Two common approaches:

  1. Summarize → back‑transform: Compute the median and 95% HDI on the transformed scale, then back‑transform the summary (e.g., using exp() or 10^).
  2. Back‑transform → summarize: Back‑transform all posterior draws first, then compute the median and 95% HDI on the original scale.

These can yield different results when the posterior is skewed. Which approach is generally recommended, especially for reporting estimates and uncertainty intervals? Why?

In particular, when using emmeans on Bayesian models (with type = "response" or regrid = "response" and epred = TRUE), it appears to always use the second approach. This differs from the frequentist behavior, where type = "response" and regrid = "response" yield different results. Is there a way to obtain the first approach in the Bayesian setting, asides from manually back-transforming the estimates?

See also the emmeans transformation documentation:
https://rvlenth.github.io/emmeans/articles/transformations.html#regrid

Thanks in advance!

1 Like

I think you almost always want to default to doing the back-transformation as a final step. This also reflects how you model, where you can flexibly model a linear predictor before back-transforming it to the desired scale (e.g., positive, probability, etc). Paul Bürkner also writes about this in one of his draft chapters of the brms book.

It might be worth checking out the posterior and tidybayes R packages where you can really nicely work with the rvar datatype using fitted objects.

1 Like

Back‑transform → summarize is the appropriate approach in most cases since summary metrics are not transform invariant (see for instance: Wang et al 2018).

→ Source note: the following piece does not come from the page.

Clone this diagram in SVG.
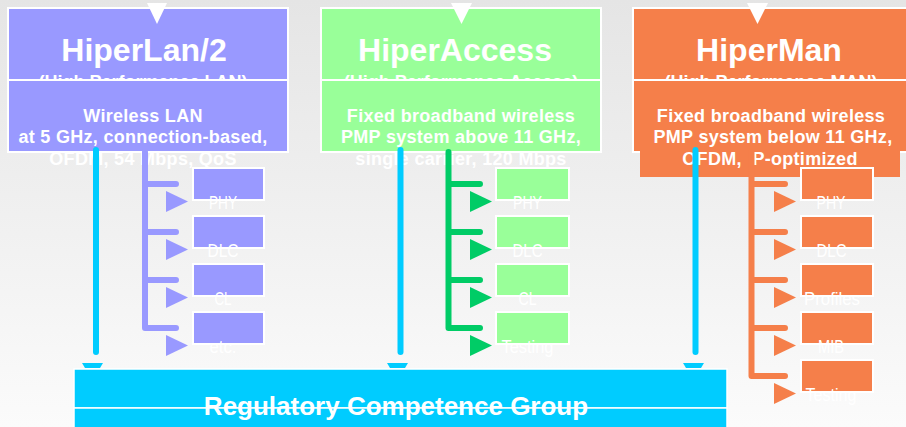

Wang X, Ryan Y, Faraway J (2018) Bayesian regression modeling with INLA. CRC Press, USA

2 Likes

Chiming in since we have two answers saying opposite things.

If what you want is a summary of the back-transformed output, then you have to back-transform first and summarize last, as @MilaniC says. The universal rule of thumb in analysis of MCMC draws is to summarize at the very end. Every computation that you can perform iteration-wise (i.e. draw-wise) properly preserves and propagates the posterior through the computation. This lets us propagate posterior uncertainty exactly (up to the MCMC error in the draws themselves) and is unique to the MCMC setting, which might by why frequentist software sometimes does something different.

Computations that are not performed iteration-wise, but rather are performed on summary statistics, do not achieve this in general. One notable exception is when the transformation is monotonic and the summary gives quantiles. Then the transforms of the summary will be identical to the summary of the transforms (up to variation in how the estimate is placed between two relevant draws–the median of the back-transformed pair won’t be the same as the back-transformed median of the pair, but as long as there are enough draws that the MCMC error in the estimates is small, this won’t be a practical concern). For example, if you want to give the central 95% interval based on the 2.5% and 97.5% quantiles, it doesn’t matter whether you summarize or back-transform first. But if you want to give the 95% HDI it does matter.

1 Like

What are some examples for when you’d want summaries of back-transformed output? I’d imagine the vast majority of use cases are going to want to make any computations with the posterior draws as @jsocolar nicely described and summarise at the very end. Again, I think it makes sense to think about doing your model in reverse to get to posterior predictions, which has the link functions as a final step before plugging into the distribution.

I think there’s some kind of semantic confusion here. If you have some output on the link scale and want to understand what’s going on on the back-transformed data scale, you back-transform first and then summarize. Always summarize last, after doing whatever (back) transformations you are interested in.

2 Likes